Revisi TKDN dan masa depan industri HKT nasional

Pemerintah lewat Kementerian Perindustrian resmi merilis aturan baru soal Tingkat Komponen Dalam Negeri (TKDN) melalui Permenperin Nomor 35 Tahun 2025.

Regulasi ini memberi kemudahan sertifikasi, memperpanjang masa berlaku hingga lima tahun, memberi insentif tambahan untuk riset dan investasi, bahkan membiarkan pencantuman logo TKDN menjadi opsional.

Dalihnya sederhana, aturan lama dianggap berbelit, mahal, dan membuka celah penyalahgunaan lewat praktik TKDN washing.

Sejauh ini semua terdengar masuk akal. Tetapi jika kita menelisik lebih dalam, revisi ini justru menyimpan risiko besar.

TKDN bukan sekadar instrumen administratif. Ia adalah instrumen industrialisasi. Aturan lama, meski penuh lubang, telah mendorong lahirnya investasi nyata di sektor manufaktur.

Belanja produk ber-TKDN pemerintah naik drastis dari Rp989 triliun pada 2022 menjadi hampir Rp1.500 triliun pada 2023. Jumlah produk bersertifikat TKDN melonjak dua kali lipat dalam lima tahun. Tak main-main, brand global seperti Samsung, Oppo, Xiaomi, hingga HP Indonesia rela membangun lini perakitan di tanah air hanya untuk patuh pada regulasi ini.

Artinya, TKDN berhasil menjadi pagar agar pasar Indonesia tidak sepenuhnya dikuasai barang impor. Tapi sekarang pagar itu justru hendak diturunkan dengan alasan birokrasi terlalu rumit. Pemerintah seolah lupa bahwa dalam setiap regulasi strategis pasti ada friksi, dan tugas regulator adalah memperbaiki kelemahan tanpa menghancurkan fondasi yang sudah berdiri.

Sektor HKT
Sektor Handphone, Komputer genggam, dan Tablet (HKT) akan menjadi ujian utama.

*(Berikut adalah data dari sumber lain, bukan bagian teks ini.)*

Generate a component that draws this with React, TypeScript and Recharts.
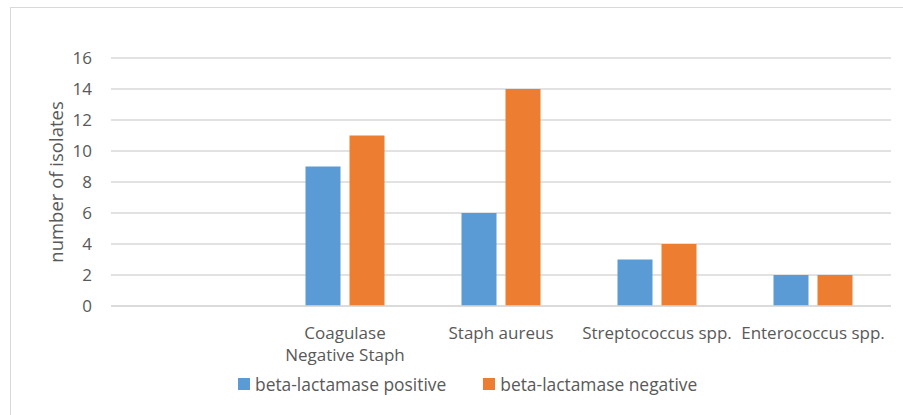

Di sektor inilah praktik TKDN washing paling masif, mulai dari perakitan semu hingga sekadar ganti kemasan. Aturan baru yang membuka jalan self-declare bagi IKM rawan kembali disalahgunakan oleh pemain besar yang mencari jalan pintas. Jika ini dibiarkan, maka mereka yang sudah berinvestasi serius akan dipaksa bersaing tidak sehat dengan importir yang hanya bermodal stiker.

Kita tidak boleh lupa, TKDN lahir bukan untuk sekadar memenuhi angka di atas kertas, melainkan untuk menumbuhkan ekosistem industri. Batam, Tangerang, dan Bekasi kini punya jejak manufaktur elektronik berkat regulasi lama. Jika aturan baru gagal menutup celah pengawasan, maka semua benih ini bisa layu sebelum menjadi pohon.

Pemerintah boleh bicara efisiensi prosedur atau diplomasi dagang dengan Amerika Serikat di bawah Trump. Tetapi jangan menjadikan industri dalam negeri sebagai tumbal.

Revisi TKDN hanya akan bermakna jika dibarengi audit ketat, insentif fiskal nyata, serta keberpihakan pada investor yang sungguh-sungguh membangun basis produksi di Indonesia. Tanpa itu, revisi ini hanya akan tercatat sebagai jalan mundur, bukan lompatan maju.

Karena pada akhirnya, pertaruhan dari sebuah kebijakan TKDN bukanlah sekadar sertifikat, melainkan masa depan industri manufaktur nasional.